The case studies show that achieving adequate cooperation between civil and military actors in developing and implementing policies is a persistent challenge. The differing institutional mandates and missions of military and civilian agencies create divergent bureaucratic cultures, which in turn produce perspectives that are particularly difficult to reconcile. From operational difficulties in Haiti, to mixed messages regarding Uzbekistan, to early (but much improved) tensions in PRTs in Afghanistan and Iraq, an absence of cross-organizational purpose hurt the efficiency of USG efforts.
Civil-military tensions seem most evident in phase 0 (conflict prevention) and phase 4 (post-conflict stabilization) operations. The post-WWII rebuilding of Japan avoided this through extensive advance contingency planning, but almost every conflict the United States has been involved in since then has exhibited this civil-military divide to some extent. Civil-military conflict was notable in the cases examining the U.S. intervention in Somalia, U.S. military assistance to Laos under Kennedy, the Bay of Pigs intervention, and early (pre-CORDS) conduct of pacification efforts in Vietnam, among others. This trend also held true in the formation of U.S. landmine policy during the 1990s. In combination with the resource disparities discussed below, this civil-military divergence makes attaining coordinated policy development and implementation among military and civilian actors a consistent challenge.
In yet another extension of the competitive norm, the cases demonstrate that, when field officials maintain tight links to their home agencies in Washington, the incidence of bureaucratic conflict, especially between military and civilian officials, increases. Conversely, civil-military cooperation in the field has often improved when home institutions empower their in-country representatives with operational flexibility. The degree to which the U.S. military assistance effort in Laos under Kennedy was able to overcome policy shortcomings and bureaucratic conflict can be attributed to this phenomenon, as can the triumph of the diplomatic team in Bosnia during the civil war.

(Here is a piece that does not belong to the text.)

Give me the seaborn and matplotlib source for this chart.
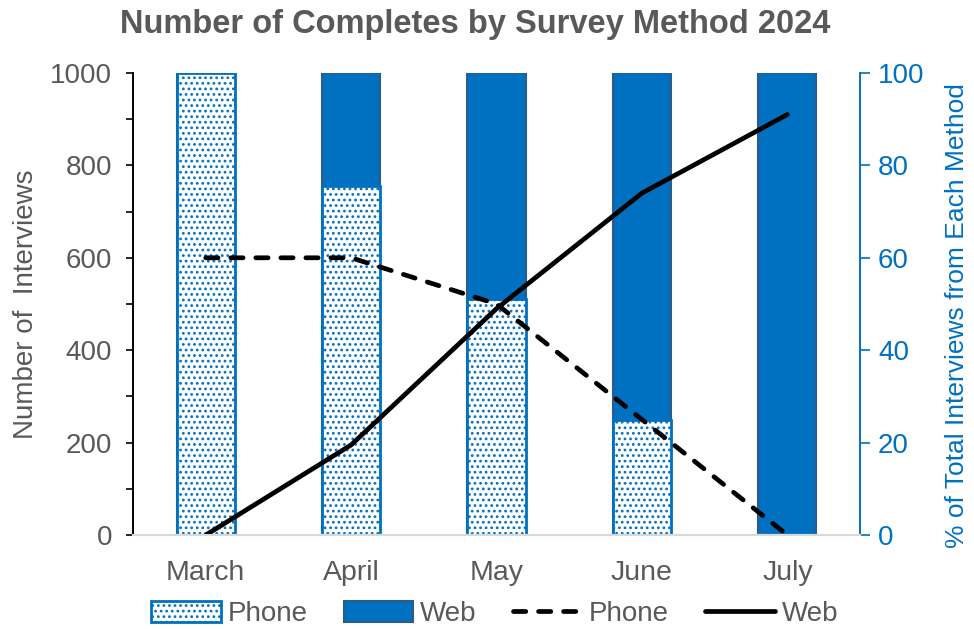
import numpy as np
import pandas as pd
import seaborn as sns
import matplotlib.pyplot as plt
from matplotlib.patches import Patch
from matplotlib.lines import Line2D
from matplotlib.ticker import MultipleLocator

# data
months = ["March", "April", "May", "June", "July"]
phone_pct = [100, 75.5, 51, 25, 0]        # % of interviews by phone (bars)
web_pct = [0, 24.5, 49, 75, 100]          # % of interviews by web (bars)
phone_n = [600, 600, 500, 250, 0]         # number of phone interviews (dashed line)
web_n = [0, 195, 490, 740, 910]           # number of web interviews (solid line)

sns.set_style("white")
plt.rcParams['font.family'] = ['Liberation Sans', 'DejaVu Sans']
plt.rcParams['hatch.linewidth'] = 1.2

grey = "#595959"
blue = "#0070C0"
dark_edge = "#2E5C8A"

df = pd.DataFrame({"month": months, "phone": phone_pct, "web": web_pct,
                   "phone_n": phone_n, "web_n": web_n})
df["total"] = df["phone"] + df["web"]
df["pos"] = np.arange(len(df))

fig = plt.figure(figsize=(9.74, 6.29), dpi=100)
ax = fig.add_axes([0.1366, 0.1494, 0.883 - 0.1366, 0.884 - 0.1494])
ax2 = ax.twinx()

# bars (percent) on ax, drawn underneath
sns.barplot(data=df, x="month", y="total", color=blue, width=0.4,
            edgecolor=dark_edge, linewidth=1.5, saturation=1, ax=ax)
sns.barplot(data=df, x="month", y="phone", color="white", width=0.4,
            edgecolor=blue, linewidth=2, hatch="...", saturation=1, ax=ax)

# lines (counts) on ax2, drawn on top
sns.lineplot(data=df, x="pos", y="phone_n", color="black", lw=3.4,
             sort=False, ax=ax2)
sns.lineplot(data=df, x="pos", y="web_n", color="black", lw=3.4,
             sort=False, ax=ax2)
ax2.lines[0].set_dashes([2.6, 2.7])
ax2.lines[0].set_dash_capstyle("round")
ax2.lines[1].set_solid_capstyle("round")

ax.set_xlim(-0.5, 4.5)
ax.set_ylim(0, 100)
ax2.set_ylim(0, 1000)

# percent axis on the right
ax.yaxis.tick_right()
ax.yaxis.set_label_position("right")
ax.set_yticks([0, 20, 40, 60, 80, 100])
ax.tick_params(axis="y", which="both", right=True, left=False, colors=blue,
               labelsize=20, length=7, width=1.2, direction="out", pad=6)
ax.set_ylabel("% of Total Interviews from Each Method", color=blue, fontsize=19, labelpad=15)
ax.yaxis.label.set_y(0.475)

# count axis on the left
ax2.yaxis.tick_left()
ax2.yaxis.set_label_position("left")
ax2.set_yticks(range(0, 1001, 200))
ax2.yaxis.set_minor_locator(MultipleLocator(100))
ax2.tick_params(axis="y", which="both", left=True, right=False, labelcolor=grey,
                color="black", labelsize=20, length=5, width=1.2, direction="out", pad=10)
ax2.set_ylabel("Number of  Interviews", color=grey, fontsize=20, labelpad=8)

ax.set_xlabel("")
ax.tick_params(axis="x", colors=grey, labelsize=20.5, length=0, pad=18)
ax2.set_xlabel("")
ax2.tick_params(axis="x", length=0)

for a in (ax, ax2):
    a.spines["top"].set_visible(False)
    a.spines["bottom"].set_color("#D9D9D9")
    a.spines["bottom"].set_linewidth(1.5)
    a.spines["left"].set_color("black")
    a.spines["left"].set_linewidth(1.2)
    a.spines["right"].set_color(blue)
    a.spines["right"].set_linewidth(1.2)

fig.suptitle("Number of Completes by Survey Method 2024", fontsize=23.5,
             fontweight="bold", color=grey, x=0.488, y=0.985)

handles = [
    Patch(facecolor="white", edgecolor=blue, hatch="...", linewidth=2, label="Phone"),
    Patch(facecolor=blue, edgecolor=dark_edge, linewidth=1.5, label="Web"),
    Line2D([], [], color="black", lw=3.4, dashes=[2.6, 2.7], dash_capstyle="round", label="Phone"),
    Line2D([], [], color="black", lw=3.4, solid_capstyle="round", label="Web"),
]
leg = fig.legend(handles=handles, loc="lower center", bbox_to_anchor=(0.508, -0.037), ncol=4,
                 frameon=False, fontsize=20, handlelength=2.5, handleheight=0.8,
                 columnspacing=1.3, handletextpad=0.25)
for t in leg.get_texts():
    t.set_color(grey)

fig.savefig("out.png", dpi=100)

This dynamic also helps explain the occasional success of ad hoc approaches.
If officials are sufficiently empowered to act independently, the cases indicate they can achieve degrees of successful strategy implementation, within their operational purview, even in the absence of a coherent national strategy. The ability of Foreign Emergency Support Teams to respond to the 1998 African embassy bombings and the effectiveness of the Alaska earthquake recovery effort illustrate this pattern, though these cases also show that limited successes do not necessarily improve U.S. government performance in future national security challenges, even when they are similar. In addition, absent a national strategy, it remains highly unlikely that the U.S. will achieve its long-run objectives, regardless of any temporary and limited successes in the field.